Voilà pourquoi ce scandale ne doit pas avoir lieu.

Voilà pourquoi GRIGNON, site unique, patrimoine exceptionnel, ne doit pas être vendu aux QATAR.

Bunkerisation du domaine

GRIGNON est un bien commun.

Depuis bientôt deux siècles, au travers des activités de l’Ecole d’Agronomie, de l’INRA et de la Ferme Expérimentale, le domaine est au service de tous.

Longtemps, il a également été le lieu de promenade des riverains qui pouvaient, jusqu’à ce que la grande tempête de 1999 fragilise son espace boisé, y accéder librement.

Demain, GRIGNON, doit continuer être ce bien commun au service du bien commun. Il doit pouvoir ouvrir à nouveau ses grilles aux riverains mais aussi aux visiteurs venus de tous les horizons.

Tel est le projet défendu par le Collectif pour le Futur du Site de GRIGNON, au travers de son Centre international d’échanges, de formation et d’innovation dédié à l’agroécologie, à la nutrition et à l’environnement.

Face à ce projet ouvert, destiné à tous, que proposerait le QATAR s’il se saisissait de GRIGNON ?

Il suffit là encore de suivre les enquêteurs de Marianne et d’observer la propriété de l’ancien émir à MOUANS-SARTOUX.

Le domaine,rapporte l’hebdomadaire, est «  protégé par une clôture ultrasécurisée (caméras thermiques, gardiens, patrouilles mobiles) » …

Peut-il en être autrement d’un site hébergeant l’un des personnages les plus riches et les plus puissants du monde ?

Sans doute pas.

Mais peut-il en être ainsi d’un site naturel, historique, scientifique et mémoriel, qu’un roi, Charles X, a voulu offrir à la Nation toute entière pour y faire prospérer la recherche au service de la communauté nationale ?

La France, pays de la Révolution et des Droits de l’Homme, pourrait-elle ainsi défaire au profit du roi d’un micro-Etat du Golfe, si puissant soit-il, ce qu’un roi de France a fait voici deux cents ans, au profit de tous ?

Bunkériser GRIGNON, ce serait insulter l’Histoire.
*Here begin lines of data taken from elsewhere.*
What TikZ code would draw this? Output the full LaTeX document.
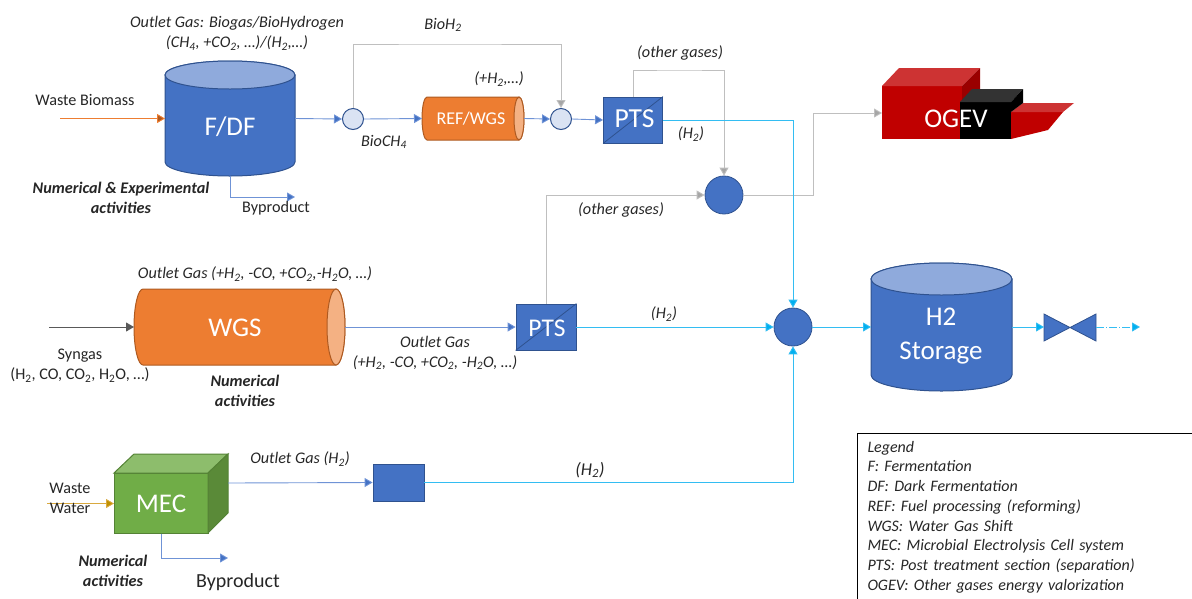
\documentclass[tikz,border=0pt]{standalone}
\usepackage{fontspec}
\setmainfont{Carlito}
\usetikzlibrary{arrows.meta}
\definecolor{bluef}{HTML}{4472C4}
\definecolor{blued}{HTML}{2F528F}
\definecolor{bluel}{HTML}{8FAADC}
\definecolor{bluepale}{HTML}{DAE3F3}
\definecolor{bluel2}{HTML}{6F93D6}
\definecolor{cyanl}{HTML}{33BDF2}
\definecolor{cyanh}{HTML}{00B0F0}
\definecolor{orf}{HTML}{ED7D31}
\definecolor{ord}{HTML}{AE5A21}
\definecolor{orl}{HTML}{F4B183}
\definecolor{ink}{HTML}{262626}
\definecolor{grayl}{HTML}{BFBFBF}
\definecolor{grayh}{HTML}{A6A6A6}
\definecolor{greenf}{HTML}{70AD47}
\definecolor{greend}{HTML}{548235}
\definecolor{greent}{HTML}{8DBD6C}
\definecolor{greens}{HTML}{5A8A38}
\definecolor{redf}{HTML}{C00000}
\definecolor{redt}{HTML}{CD3333}
\definecolor{reds}{HTML}{9A0000}
\definecolor{goldl}{HTML}{D9A93F}
\definecolor{goldd}{HTML}{BF9000}
\tikzset{
  x=1pt,y=-1pt,
  anchorbox/.style={rectangle,inner sep=0pt,outer sep=0pt},
  lab/.style={text=ink,inner sep=0pt,yshift=-0.8pt,font=\fontsize{16.2}{18}\selectfont,align=center},
  ilab/.style={lab,font=\fontsize{16.2}{18}\selectfont\itshape},
  blab/.style={lab,font=\fontsize{16.2}{18}\selectfont\itshape\bfseries},
  wlab/.style={text=white,inner sep=0pt,font=\fontsize{27}{31}\selectfont,align=center},
  flowb/.style={draw=bluel2,line width=0.9pt,-{Triangle[length=8pt,width=9pt,fill=bluef]}},
  flowc/.style={draw=cyanl,line width=0.9pt,-{Triangle[length=8pt,width=9pt,fill=cyanh]}},
  flowg/.style={draw=grayl,line width=0.9pt,-{Triangle[length=8pt,width=9pt,fill=grayh]}},
  smallc/.style={circle,draw=blued,line width=1pt,fill=bluepale,minimum size=21pt,inner sep=0pt},
  bigc/.style={circle,draw=blued,line width=0.8pt,fill=bluef,minimum size=38pt,inner sep=0pt},
  ptsbox/.style={rectangle,draw=blued,line width=0.8pt,fill=bluef,inner sep=0pt},
  shapeb/.style={draw=blued,line width=1pt,fill=bluef},
}
\begin{document}
\begin{tikzpicture}
\useasboundingbox (0,0) rectangle (1192,598);

% F/DF cylinder
\path[shapeb] (165,75) -- (165,162) arc[start angle=180,end angle=0,x radius=65,y radius=14] -- (295,75) arc[start angle=0,end angle=-180,x radius=65,y radius=14] -- cycle;
\path[draw=blued,line width=1pt,fill=bluel] (230,75) ellipse[x radius=65,y radius=14];
\node[anchorbox,minimum width=130pt,minimum height=115pt] (fdf) at (230,118.5) {};
\node[wlab] (fdflab) at (230,127) {F/DF};

% REF/WGS cylinder
\path[draw=ord,line width=1pt,fill=orf] (519,97) -- (427,97) arc[start angle=270,end angle=90,x radius=5,y radius=21.5] -- (519,140) arc[start angle=90,end angle=-90,x radius=5,y radius=21.5] -- cycle;
\path[draw=ord,line width=1pt,fill=orl] (519,118.5) ellipse[x radius=5,y radius=21.5];
\node[anchorbox,minimum width=102pt,minimum height=43pt] (ref) at (473,118.5) {};
\node[wlab,font=\fontsize{18}{22}\selectfont] (reflab) at (471,119) {REF/WGS};

% WGS cylinder
\path[draw=ord,line width=1pt,fill=orf] (336,289) -- (143,289) arc[start angle=270,end angle=90,x radius=9,y radius=38] -- (336,365) arc[start angle=90,end angle=-90,x radius=9,y radius=38] -- cycle;
\path[draw=ord,line width=1pt,fill=orl] (336,327) ellipse[x radius=9,y radius=38];
\node[anchorbox,minimum width=211pt,minimum height=76pt] (wgs) at (239.5,327) {};
\node[wlab] (wgslab) at (235,328) {WGS};

% H2 storage cylinder
\path[shapeb] (871,279) -- (871,375) arc[start angle=180,end angle=0,x radius=70.5,y radius=16] -- (1012,279) arc[start angle=0,end angle=-180,x radius=70.5,y radius=16] -- cycle;
\path[draw=blued,line width=1pt,fill=bluel] (941.5,279) ellipse[x radius=70.5,y radius=16];
\node[anchorbox,minimum width=141pt,minimum height=128pt] (stor) at (941.5,327) {};
\node[wlab,font=\fontsize{27}{34}\selectfont] (storlab) at (941,336) {H2\\Storage};

% MEC cube
\path[draw=greend,line width=1pt,fill=greenf] (114,473) rectangle (208,533);
\path[draw=greend,line width=1pt,fill=greent] (114,473) -- (134,454) -- (228,454) -- (208,473) -- cycle;
\path[draw=greend,line width=1pt,fill=greens] (208,473) -- (228,454) -- (228,513) -- (208,533) -- cycle;
\node[anchorbox,minimum width=94pt,minimum height=60pt] (mec) at (161,503.5) {};
\node[anchorbox,minimum width=114pt,minimum height=60pt] (mecout) at (171,483) {};
\node[wlab] (meclab) at (161,504) {MEC};

% OGEV
\fill[redf] (882,86) rectangle (962,139);
\fill[redt] (882,86) -- (899,68) -- (980,68) -- (962,86) -- cycle;
\fill[reds] (962,86) -- (980,68) -- (980,102) -- (962,115) -- cycle;
\fill[redf] (1011,112) -- (1063,112) -- (1048,130) -- (1011,139) -- cycle;
\fill[redt] (1011,112) -- (1023,103) -- (1074,103) -- (1063,112) -- cycle;
\fill[black] (960,102) rectangle (1011,139);
\fill[black!80] (960,102) -- (972,89) -- (1023,89) -- (1011,102) -- cycle;
\fill[black] (1011,102) -- (1023,89) -- (1023,103) -- (1011,112) -- cycle;
\node[anchorbox,minimum width=80pt,minimum height=53pt] (ogev) at (922,113) {};
\node[wlab] (ogevlab) at (956,119) {OGEV};

% small circles and junctions
\node[smallc] (c1) at (353,119) {};
\node[smallc] (c2) at (561,119) {};
\node[bigc] (c3) at (724,195) {};
\node[bigc] (c4) at (793,327) {};

% PTS boxes
\node[ptsbox,minimum width=59pt,minimum height=46pt] (pts1) at (633,120) {};
\draw[blued,line width=0.8pt] (pts1.south west) -- (pts1.north east);
\node[wlab,font=\fontsize{27.5}{31}\selectfont] (pts1lab) at (634.5,119) {PTS};
\node[ptsbox,minimum width=60pt,minimum height=46pt] (pts2) at (546,327) {};
\draw[blued,line width=0.8pt] (pts2.south west) -- (pts2.north east);
\node[wlab,font=\fontsize{25.5}{29}\selectfont] (pts2lab) at (547,328) {PTS};
\node[ptsbox,minimum width=51pt,minimum height=37pt] (sq) at (398.5,482.5) {};

% valve
\coordinate (vL) at (1044,327);
\coordinate (vR) at (1096,327);
\path[draw=blued,line width=0.8pt,fill=bluef] (1044,314) -- (1096,341) -- (1096,314) -- (1044,341) -- cycle;

% free ends
\coordinate (biomassin) at (60,118.5);
\coordinate (syngasin) at (49,327);
\coordinate (waterin) at (47,503.5);
\coordinate (valveout) at (1140,327);
\coordinate (byp1) at (295,197);
\coordinate (byp2) at (228,558);

% connectors
\draw[line width=0.9pt,draw=orf,-{Triangle[length=8pt,width=9pt,fill=ord]}] (biomassin) -- (fdf.west);
\draw[line width=0.9pt,draw=black!65,-{Triangle[length=8pt,width=9pt,fill=black!65]}] (syngasin) -- (wgs.west);
\draw[line width=0.9pt,draw=goldl,-{Triangle[length=8pt,width=9pt,fill=goldd]}] (waterin) -- (mec.west);
\draw[flowb] (fdf.south) |- (byp1);
\draw[flowb] (mec.south) |- (byp2);
\draw[flowb] (fdf.east) -- (c1.west);
\draw[flowb] (c1.east) -- (ref.west);
\draw[flowb] (ref.east) -- (c2.west);
\draw[flowb] (c2.east) -- (pts1.west);
\draw[flowb] (wgs.east) -- (pts2.west);
\draw[flowb] (mecout.east) -- (sq.west);
\draw[flowg] (c1.north) |- (443,44) -| (c2.north);
\draw[flowg] (pts1.north) |- (680,70) -| (c3.north);
\draw[flowg] (pts2.north) |- (c3.west);
\draw[flowg] (c3.east) -- (813,195) |- (ogev.west);
\draw[flowc] (pts1.east) -| (c4.north);
\draw[flowc] (pts2.east) -- (c4.west);
\draw[flowc] (sq.east) -| (c4.south);
\draw[flowc] (c4.east) -- (stor.west);
\draw[flowc] (stor.east) -- (vL);
\draw[flowc,dash pattern=on 8pt off 2pt on 1pt off 2pt] (vR) -- (valveout);

% labels
\node[ilab] (t1) at (237,22) {Outlet Gas: Biogas/BioHydrogen};
\node[ilab] (t2) at (237,42) {(CH\textsubscript{4}, +CO\textsubscript{2}, …)/(H\textsubscript{2},…)};
\node[lab] (t3) at (85,99) {Waste Biomass};
\node[ilab] (t4) at (443,24) {BioH\textsubscript{2}};
\node[ilab] (t5) at (680,52) {(other gases)};
\node[ilab] (t6) at (499,78) {(+H\textsubscript{2},…)};
\node[ilab] (t7) at (384,141) {BioCH\textsubscript{4}};
\node[ilab] (t8) at (691,133) {(H\textsubscript{2})};
\node[ilab] (t9) at (621,209) {(other gases)};
\node[blab] (t10) at (121,197) {Numerical \& Experimental\\[2pt]activities};
\node[lab] (t11) at (276,207) {Byproduct};
\node[ilab] (t12) at (255,273) {Outlet Gas (+H\textsubscript{2}, -CO, +CO\textsubscript{2},-H\textsubscript{2}O, …)};
\node[lab] (t13) at (80,365) {Syngas\\[2pt](H\textsubscript{2}, CO, CO\textsubscript{2}, H\textsubscript{2}O, …)};
\node[ilab] (t14) at (664,313) {(H\textsubscript{2})};
\node[ilab] (t15) at (435,352) {Outlet Gas\\[2pt](+H\textsubscript{2}, -CO, +CO\textsubscript{2}, -H\textsubscript{2}O, …)};
\node[blab] (t16) at (245,390) {Numerical\\[2pt]activities};
\node[ilab] (t17) at (300,458) {Outlet Gas (H\textsubscript{2})};
\node[ilab,font=\fontsize{18}{20}\selectfont\itshape] (t18) at (590,469) {(H\textsubscript{2})};
\node[lab] (t19) at (70,497.5) {Waste\\[2pt]Water};
\node[blab] (t20) at (113,570) {Numerical\\[2pt]activities};
\node[lab,font=\fontsize{20}{24}\selectfont] (t21) at (238,581) {Byproduct};

% legend
\node[draw=black,line width=1pt,fill=white,anchor=north west,minimum width=335pt,minimum height=167pt,inner xsep=10pt,inner ysep=7pt,text width=315pt,align=left,text=ink,font=\fontsize{16}{19.7}\selectfont\itshape] (legend) at (857,433) {Legend\\F: Fermentation\\DF: Dark Fermentation\\REF: Fuel processing (reforming)\\WGS: Water Gas Shift\\MEC: Microbial Electrolysis Cell system\\PTS: Post treatment section (separation)\\OGEV: Other gases energy valorization};
\end{tikzpicture}
\end{document}
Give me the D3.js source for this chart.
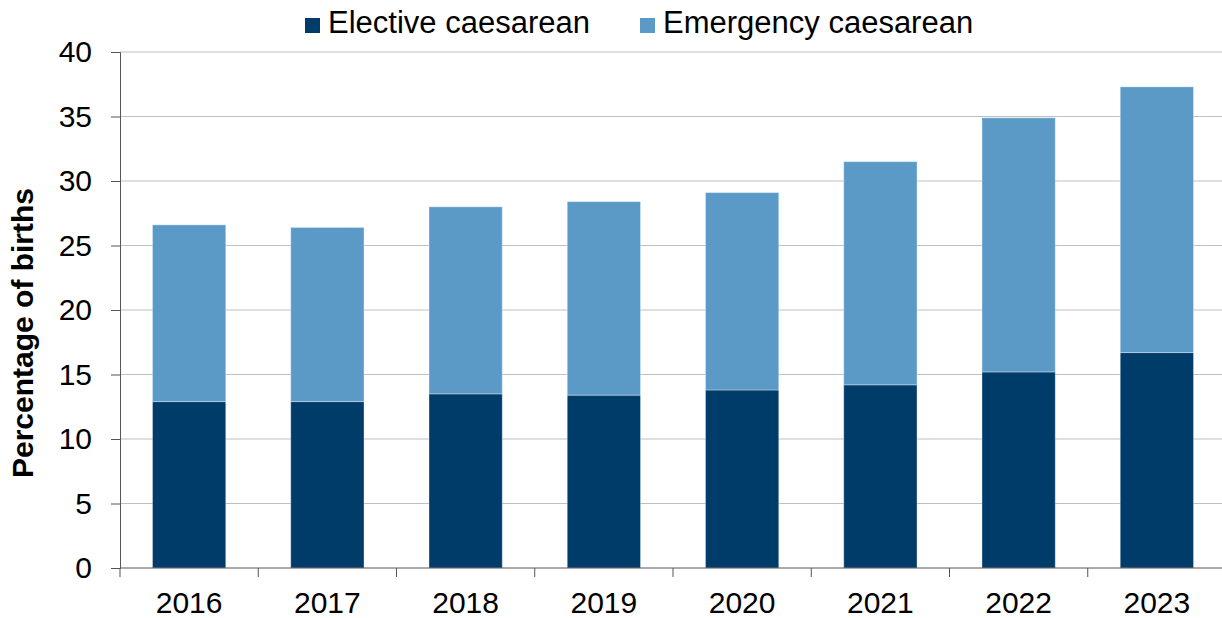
<!DOCTYPE html>
<html>
<head>
<meta charset="utf-8">
<script src="https://cdn.jsdelivr.net/npm/d3@7"></script>
<style>
  body { margin: 0; background: #fff; }
  svg { font-family: "Liberation Sans", Arial, sans-serif; display: block; }
</style>
</head>
<body>
<svg id="chart"></svg>
<script>
// data
const years = ['2016', '2017', '2018', '2019', '2020', '2021', '2022', '2023'];
const elective = [12.9, 12.9, 13.5, 13.4, 13.8, 14.2, 15.2, 16.7];
const emergency = [13.7, 13.5, 14.5, 15.0, 15.3, 17.3, 19.7, 20.6];
const seriesNames = ['Elective caesarean', 'Emergency caesarean'];
const yTicks = [0, 5, 10, 15, 20, 25, 30, 35, 40];

const width = 1222;
const height = 618;
const margin = { top: 52, right: -4, bottom: 50, left: 120 };

const svg = d3.select('#chart')
    .attr('width', width)
    .attr('height', height);

const colors = d3.scaleOrdinal()
    .domain(seriesNames)
    .range(['#003c6a', '#5b9ac7']);

// scales
const xScale = d3.scaleBand()
    .domain(years)
    .range([margin.left, width - margin.right])
    .paddingInner(0.47)
    .paddingOuter(0.235);

const yScale = d3.scaleLinear()
    .domain([0, 40])
    .range([height - margin.bottom, margin.top]);

// gridlines
svg.append('g')
    .selectAll('line')
    .data(yTicks.filter(d => d > 0))
    .enter()
    .append('line')
    .attr('x1', margin.left)
    .attr('x2', width)
    .attr('y1', d => yScale(d))
    .attr('y2', d => yScale(d))
    .attr('stroke', '#c0c0c0')
    .attr('stroke-width', 1);

// stacked bars
const table = years.map((y, i) => ({ year: y, 'Elective caesarean': elective[i], 'Emergency caesarean': emergency[i] }));
const stacked = d3.stack().keys(seriesNames)(table);

svg.append('g')
    .selectAll('g')
    .data(stacked)
    .enter()
    .append('g')
    .attr('fill', d => colors(d.key))
    .selectAll('rect')
    .data(d => d)
    .enter()
    .append('rect')
    .attr('x', d => xScale(d.data.year))
    .attr('y', d => yScale(d[1]))
    .attr('width', xScale.bandwidth())
    .attr('height', d => yScale(d[0]) - yScale(d[1]))
    .attr('stroke', 'rgba(255,255,255,0.35)')
    .attr('stroke-width', 1);

// y axis
const yAxis = d3.axisLeft(yScale)
    .tickValues(yTicks)
    .tickSize(9)
    .tickPadding(19);

const gy = svg.append('g')
    .attr('transform', `translate(${margin.left}, 0)`)
    .call(yAxis);
gy.select('.domain').attr('stroke', '#555');
gy.selectAll('.tick line').attr('stroke', '#555');
gy.selectAll('.tick text')
    .attr('font-size', 30)
    .attr('fill', '#000')
    .attr('font-family', '"Liberation Sans", Arial, sans-serif');

// x axis: ticks between categories
const xAxisG = svg.append('g')
    .attr('transform', `translate(0, ${yScale(0)})`);

xAxisG.append('line')
    .attr('x1', margin.left)
    .attr('x2', width)
    .attr('stroke', '#555');

const step = xScale.step();

xAxisG.selectAll('.bnd')
    .data(d3.range(years.length))
    .enter()
    .append('line')
    .attr('x1', i => margin.left + i * step)
    .attr('x2', i => margin.left + i * step)
    .attr('y1', 0)
    .attr('y2', 9)
    .attr('stroke', '#555');

xAxisG.selectAll('text')
    .data(years)
    .enter()
    .append('text')
    .attr('x', d => xScale(d) + xScale.bandwidth() / 2)
    .attr('y', 45)
    .attr('text-anchor', 'middle')
    .attr('font-size', 30)
    .attr('fill', '#000')
    .text(d => d);

// y axis title
svg.append('text')
    .attr('transform', 'translate(33, 333) rotate(-90)')
    .attr('text-anchor', 'middle')
    .attr('font-size', 30)
    .attr('font-weight', 'bold')
    .attr('fill', '#000')
    .text('Percentage of births');

// legend
const legend = svg.append('g');
const legendX = [305, 640];
seriesNames.forEach((name, i) => {
    legend.append('rect')
        .attr('x', legendX[i])
        .attr('y', 18)
        .attr('width', 15)
        .attr('height', 15)
        .attr('fill', colors(name));
    legend.append('text')
        .attr('x', legendX[i] + 23)
        .attr('y', 33)
        .attr('font-size', 31)
        .attr('fill', '#000')
        .text(name);
});
</script>
</body>
</html>
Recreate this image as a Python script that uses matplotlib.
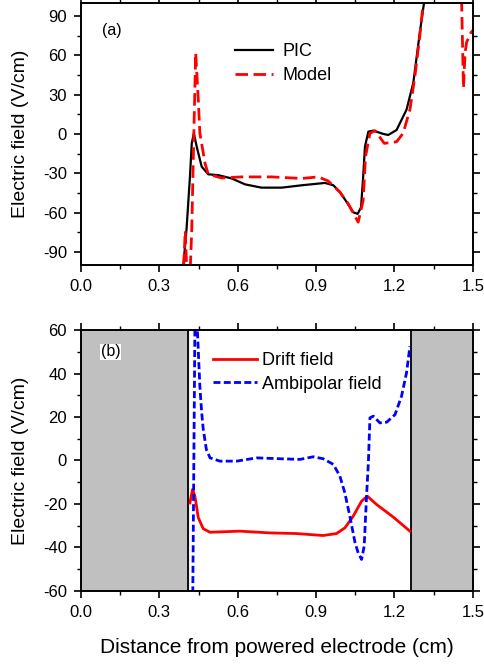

Voilà pourquoi vendre GRIGNON au QATAR serait un scandale absolu.

Merci à Mediapart et à Marianne d’avoir tiré la sonnette d’alarme alors qu’il est encore temps d’éviter le scandale.

Puissent nos gouvernants entendre cette sonnette avant qu’il ne soit trop tard.

A défaut, il reviendra à la Justice de sanctionner, au nom du droit et de la défense du bien commun, ce qu’un Etat oublieux de ses devoirs et hypnotisé par les gazodollars, aura honteusement accompli.